**EXERCISE**. Exclude images, then output the remaining data verbatim.

**PROVIDED MATERIAL**.
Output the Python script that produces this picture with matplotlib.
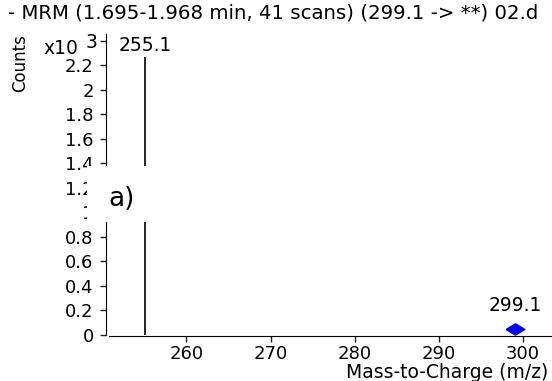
import numpy as np
import matplotlib
matplotlib.use('Agg')
import matplotlib.pyplot as plt
from matplotlib.patches import Rectangle

plt.rcParams['font.family'] = ['DejaVu Sans']

# spectrum data (counts in units of 10^3)
title = '- MRM (1.695-1.968 min, 41 scans) (299.1 -> **) 02.d'
peak_mz = [255.1]
peak_counts = [2.27]
precursor_mz = [299.1]
precursor_counts = [0.05]
x_ticks = [260, 270, 280, 290, 300]
y_ticks = [0, 0.2, 0.4, 0.6, 0.8, 1.0, 1.2, 1.4, 1.6, 1.8, 2.0, 2.2, 2.4]
y_ticklabels = ['0', '0.2', '0.4', '0.6', '0.8', '1', '1.2', '1.4', '1.6',
                '1.8', '2', '2.2', '']

W, H = 552, 381
fs = 13
fig = plt.figure(figsize=(W / 100, H / 100), dpi=100)
ax = fig.add_axes([109 / W, 46 / H, 443 / W, 301 / H])

# product ion as a stick, precursor as a diamond
ax.vlines(peak_mz, 0, peak_counts, color='black', lw=1.2)
diamond = [(-1, 0), (0, 0.6), (1, 0), (0, -0.6), (-1, 0)]
ax.plot(precursor_mz, precursor_counts, ls='none', marker=diamond,
        markersize=13.5, color='#0000ff', clip_on=False)

for x, y in zip(peak_mz, peak_counts):
    ax.annotate('%.1f' % x, (x, y), xytext=(0, 1.5), textcoords='offset points',
                ha='center', va='bottom', fontsize=13.5)
for x, y in zip(precursor_mz, precursor_counts):
    ax.annotate('%.1f' % x, (x, y), xytext=(0, 16.5), textcoords='offset points',
                ha='center', va='center', fontsize=13.5)

ax.set_xlim(250.79, 303.45)
ax.set_ylim(0, 2.457)
ax.set_xticks(x_ticks)
ax.set_yticks(y_ticks)
ax.set_yticklabels(y_ticklabels)

for s in ['top', 'right']:
    ax.spines[s].set_visible(False)
ax.spines['left'].set_position(('outward', 2))
ax.spines['bottom'].set_position(('outward', 1))
ax.tick_params(axis='both', labelsize=fs, length=4.5, width=1, color='#222222')
ax.tick_params(axis='y', pad=4.5)
ax.tick_params(axis='x', pad=2)

# labels, title
fig.text(8 / W, 1 - 13 / H, title, ha='left', va='center', fontsize=14.2)
fig.text(20 / W, 1 - 63 / H, 'Counts', rotation=90, ha='center', va='center',
         fontsize=12)
fig.text(43 / W, 1 - 48 / H, 'x10', ha='left', va='center', fontsize=13.5)
fig.text(86 / W, 1 - 43 / H, '3', ha='left', va='center', fontsize=13.5)
fig.text(548 / W, 1 - 372 / H, 'Mass-to-Charge (m/z)', ha='right',
         va='center', fontsize=13.5)

# white band with panel label
fig.patches.append(Rectangle((87 / W, 1 - 222 / H), 1, 56 / H,
                             transform=fig.transFigure, facecolor='white',
                             edgecolor='none', zorder=10))
fig.text(108 / W, 1 - 199 / H, 'a)', ha='left', va='center', fontsize=19,
         zorder=11)

fig.savefig('out.png', dpi=100)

**COMPLETE RESPONSE**.
Output the Python script that produces this picture with matplotlib.
import numpy as np
import matplotlib
matplotlib.use('Agg')
import matplotlib.pyplot as plt
from matplotlib.patches import Rectangle

plt.rcParams['font.family'] = ['DejaVu Sans']

# spectrum data (counts in units of 10^3)
title = '- MRM (1.695-1.968 min, 41 scans) (299.1 -> **) 02.d'
peak_mz = [255.1]
peak_counts = [2.27]
precursor_mz = [299.1]
precursor_counts = [0.05]
x_ticks = [260, 270, 280, 290, 300]
y_ticks = [0, 0.2, 0.4, 0.6, 0.8, 1.0, 1.2, 1.4, 1.6, 1.8, 2.0, 2.2, 2.4]
y_ticklabels = ['0', '0.2', '0.4', '0.6', '0.8', '1', '1.2', '1.4', '1.6',
                '1.8', '2', '2.2', '']

W, H = 552, 381
fs = 13
fig = plt.figure(figsize=(W / 100, H / 100), dpi=100)
ax = fig.add_axes([109 / W, 46 / H, 443 / W, 301 / H])

# product ion as a stick, precursor as a diamond
ax.vlines(peak_mz, 0, peak_counts, color='black', lw=1.2)
diamond = [(-1, 0), (0, 0.6), (1, 0), (0, -0.6), (-1, 0)]
ax.plot(precursor_mz, precursor_counts, ls='none', marker=diamond,
        markersize=13.5, color='#0000ff', clip_on=False)

for x, y in zip(peak_mz, peak_counts):
    ax.annotate('%.1f' % x, (x, y), xytext=(0, 1.5), textcoords='offset points',
                ha='center', va='bottom', fontsize=13.5)
for x, y in zip(precursor_mz, precursor_counts):
    ax.annotate('%.1f' % x, (x, y), xytext=(0, 16.5), textcoords='offset points',
                ha='center', va='center', fontsize=13.5)

ax.set_xlim(250.79, 303.45)
ax.set_ylim(0, 2.457)
ax.set_xticks(x_ticks)
ax.set_yticks(y_ticks)
ax.set_yticklabels(y_ticklabels)

for s in ['top', 'right']:
    ax.spines[s].set_visible(False)
ax.spines['left'].set_position(('outward', 2))
ax.spines['bottom'].set_position(('outward', 1))
ax.tick_params(axis='both', labelsize=fs, length=4.5, width=1, color='#222222')
ax.tick_params(axis='y', pad=4.5)
ax.tick_params(axis='x', pad=2)

# labels, title
fig.text(8 / W, 1 - 13 / H, title, ha='left', va='center', fontsize=14.2)
fig.text(20 / W, 1 - 63 / H, 'Counts', rotation=90, ha='center', va='center',
         fontsize=12)
fig.text(43 / W, 1 - 48 / H, 'x10', ha='left', va='center', fontsize=13.5)
fig.text(86 / W, 1 - 43 / H, '3', ha='left', va='center', fontsize=13.5)
fig.text(548 / W, 1 - 372 / H, 'Mass-to-Charge (m/z)', ha='right',
         va='center', fontsize=13.5)

# white band with panel label
fig.patches.append(Rectangle((87 / W, 1 - 222 / H), 1, 56 / H,
                             transform=fig.transFigure, facecolor='white',
                             edgecolor='none', zorder=10))
fig.text(108 / W, 1 - 199 / H, 'a)', ha='left', va='center', fontsize=19,
         zorder=11)

fig.savefig('out.png', dpi=100)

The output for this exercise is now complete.